Of the book’s twenty-nine featured characters, most selections are obvious - James Bond, Indiana Jones, Tony Stark, and so on. Others are more niche, like Face/Off's Sean Archer or Road House's Dalton or Demolition Man's John Spartan. Schwarzenegger is represented three times; Stallone twice; poor Bruce Willy only once. Just a handful of female characters make the cut, though that can be chalked up to poor representation in cinema to begin with (and there's an entire essay in how female heroes are depicted sustaining injuries versus how male heroes are). And as the book is solely limited to action movies, some of your favourites (from horror and sci-fi, especially) will likely be AWOL.

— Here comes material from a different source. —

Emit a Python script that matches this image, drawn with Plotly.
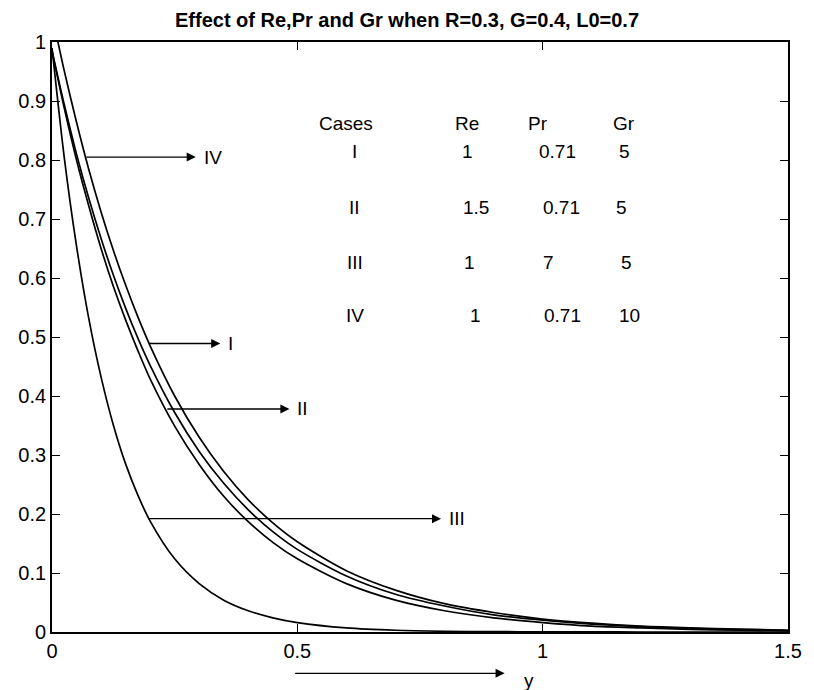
import plotly.graph_objects as go

# ---- data ----
y_pos = [0, 0.025, 0.05, 0.075, 0.1, 0.125, 0.15, 0.175, 0.2, 0.25, 0.3, 0.35, 0.4,
         0.45, 0.5, 0.6, 0.7, 0.8, 0.9, 1.0, 1.1, 1.2, 1.3, 1.4, 1.5]

case_I = [0.985, 0.894, 0.810, 0.735, 0.667, 0.605, 0.549, 0.498, 0.452, 0.372, 0.306, 0.252,
          0.207, 0.170, 0.140, 0.095, 0.064, 0.044, 0.029, 0.020, 0.0135, 0.009, 0.006, 0.0042, 0.0029]
case_II = [0.985, 0.888, 0.800, 0.722, 0.650, 0.586, 0.529, 0.477, 0.429, 0.349, 0.284, 0.230,
           0.187, 0.152, 0.124, 0.082, 0.054, 0.036, 0.024, 0.016, 0.010, 0.007, 0.0045, 0.003, 0.002]
case_III = [0.99, 0.804, 0.654, 0.531, 0.432, 0.351, 0.285, 0.232, 0.188, 0.124, 0.082, 0.054,
            0.036, 0.024, 0.016, 0.007, 0.003, 0.0013, 0.0006, 0.0003, 0.0001, 0, 0, 0, 0]
case_IV = [1.047, 0.951, 0.864, 0.784, 0.712, 0.647, 0.588, 0.534, 0.485, 0.400, 0.330, 0.272,
           0.224, 0.185, 0.153, 0.104, 0.071, 0.048, 0.033, 0.022, 0.015, 0.010, 0.007, 0.005, 0.003]

x_tickvals = [0, 0.5, 1, 1.5]
x_ticktext = ["0", "0.5", "1", "1.5"]
y_tickvals = [0, 0.1, 0.2, 0.3, 0.4, 0.5, 0.6, 0.7, 0.8, 0.9, 1.0]
y_ticktext = ["0", "0.1", "0.2", "0.3", "0.4", "0.5", "0.6", "0.7", "0.8", "0.9", "1"]

# arrow labels and the points they connect (data coordinates)
arrow_labels = ["IV", "I", "II", "III"]
arrow_tail_x = [0.067, 0.194, 0.232, 0.195]
arrow_head_x = [0.293, 0.343, 0.484, 0.793]
arrow_level = [0.805, 0.489, 0.378, 0.192]

# table of cases
table_header = ["Cases", "Re", "Pr", "Gr"]
table_cases = ["I", "II", "III", "IV"]
table_Re = ["1", "1.5", "1", "1"]
table_Pr = ["0.71", "0.71", "7", "0.71"]
table_Gr = ["5", "5", "5", "10"]

title_text = "Effect of Re,Pr and Gr when R=0.3, G=0.4, L0=0.7"
xlabel_text = "y"

FONT = "Liberation Sans, Arial, sans-serif"

# layout constants (placement of the table cells, in data coordinates)
header_x = [0.600, 0.846, 0.991, 1.166]
header_yv = 0.862
cell_x = [[0.616, 0.847, 1.031, 1.166],
          [0.616, 0.864, 1.039, 1.160],
          [0.618, 0.850, 1.011, 1.170],
          [0.618, 0.864, 1.041, 1.176]]
cell_y = [0.8136, 0.720, 0.627, 0.537]

fig = go.Figure()
for vals in [case_I, case_II, case_III, case_IV]:
    fig.add_trace(go.Scatter(x=y_pos, y=vals, mode="lines",
                             line=dict(color="black", width=1.7, shape="spline", smoothing=0.8),
                             showlegend=False, hoverinfo="skip"))

annotations = []
for lab, tx, hx, lv in zip(arrow_labels, arrow_tail_x, arrow_head_x, arrow_level):
    annotations.append(dict(x=hx, y=lv, ax=tx, ay=lv, xref="x", yref="y", axref="x", ayref="y",
                            showarrow=True, arrowhead=2, arrowsize=1.4, arrowwidth=1.3,
                            arrowcolor="black", text=""))
    annotations.append(dict(x=hx + 0.012, y=lv, xref="x", yref="y", text=lab, showarrow=False,
                            xanchor="left", yanchor="middle",
                            font=dict(family=FONT, size=19, color="black")))

for cx, h in zip(header_x, table_header):
    annotations.append(dict(x=cx, y=header_yv, xref="x", yref="y", text=h, showarrow=False,
                            xanchor="center", yanchor="middle",
                            font=dict(family=FONT, size=19, color="black")))
for i in range(4):
    vals = [table_cases[i], table_Re[i], table_Pr[i], table_Gr[i]]
    for j in range(4):
        annotations.append(dict(x=cell_x[i][j], y=cell_y[i], xref="x", yref="y", text=vals[j],
                                showarrow=False, xanchor="center", yanchor="middle",
                                font=dict(family=FONT, size=19, color="black")))

# x-axis label with arrow (paper coordinates, below the axes)
annotations.append(dict(x=0.615, y=-0.07, ax=-211, ay=0, xref="paper", yref="paper",
                        axref="pixel", ayref="pixel",
                        showarrow=True, arrowhead=2, arrowsize=1.4, arrowwidth=1.3,
                        arrowcolor="black", text=""))
annotations.append(dict(x=0.648, y=-0.082, xref="paper", yref="paper", text=xlabel_text,
                        showarrow=False, xanchor="center", yanchor="middle",
                        font=dict(family=FONT, size=19, color="black")))

fig.update_layout(
    width=814, height=690,
    margin=dict(l=52, r=19, t=42, b=58),
    paper_bgcolor="white", plot_bgcolor="white",
    title=dict(text="<b>" + title_text + "</b>", x=0.5, xanchor="center",
               y=1 - 20 / 690, yanchor="middle", yref="container",
               font=dict(family=FONT, size=20, color="black")),
    annotations=annotations,
    xaxis=dict(range=[0, 1.5], tickvals=x_tickvals, ticktext=x_ticktext,
               showline=True, linecolor="black", linewidth=1.8, mirror="ticks",
               ticks="inside", ticklen=8, tickwidth=1.2, tickcolor="black",
               showgrid=False, zeroline=False,
               tickfont=dict(family=FONT, size=20, color="black")),
    yaxis=dict(range=[0, 1], tickvals=y_tickvals, ticktext=y_ticktext,
               showline=True, linecolor="black", linewidth=1.8, mirror="ticks",
               ticks="inside", ticklen=8, tickwidth=1.2, tickcolor="black",
               showgrid=False, zeroline=False,
               tickfont=dict(family=FONT, size=20, color="black")),
)

fig.write_html("out.html")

Thankfully, Ain’t Got Time To Bleed takes as read the existence of genre elements like cryostasis, cybernetic limbs, lightsabre blades, and so on. There’s no “this made-up technology would instantly kill this person!” here. Instead, the book solely deals with injuries to the human body, where the bodies in question are susceptible to them. Each character has their injuries enumerated in thorough detail, and seeing it all laid out like that is amusing in itself - even if the accompanying illustrations aren’t quite as funny as they’re made out to be. No detail goes unnoticed, not even the digestive issues posed by John McClane’s ancient Twinkie; some characters get cursory psychological evaluations, too.
I’m no medical professional, but these incident summaries do at least seem thoroughly researched, even somewhat illuminating. For pedants, they're great, as you’ll learn exactly what kinds of maladies typical action movie business like explosions and punchups result in - degrees of burns, lacerations, haemorrhage, and so on. Each character gets a prognosis, too. Many could survive their ordeals - some would even fully recover - but nearly all would require immediate and comprehensive medical care to do so. The rest would be brain-damaged or paralysed, or yes, dead by dawn. (Oh, yeah - get ready for a bunch of corny jokes peppering the text. Just like action movies themselves.)
Look, there isn’t much to Ain’t Got Time To Bleed. It’s a novelty book - one you’d find on the “humour” shelves, if your local bookstore hadn’t closed down years ago. But this is the holiday season, dammit. Books like this are ideal for genre film enthusiasts - the kind of people who likely already own the movies referenced inside them, but would still get a chuckle out of flipping through an amusingly-written catalogue of their heroes’ injuries. Hell, it was novel enough for me to review it, and I got what I wanted out of it: a diverting reminder that action movie heroes are more awesome than regular human beings.
Alternatively, gift this book to the doctor or physiotherapist in your life - their waiting-room library will thank you for it.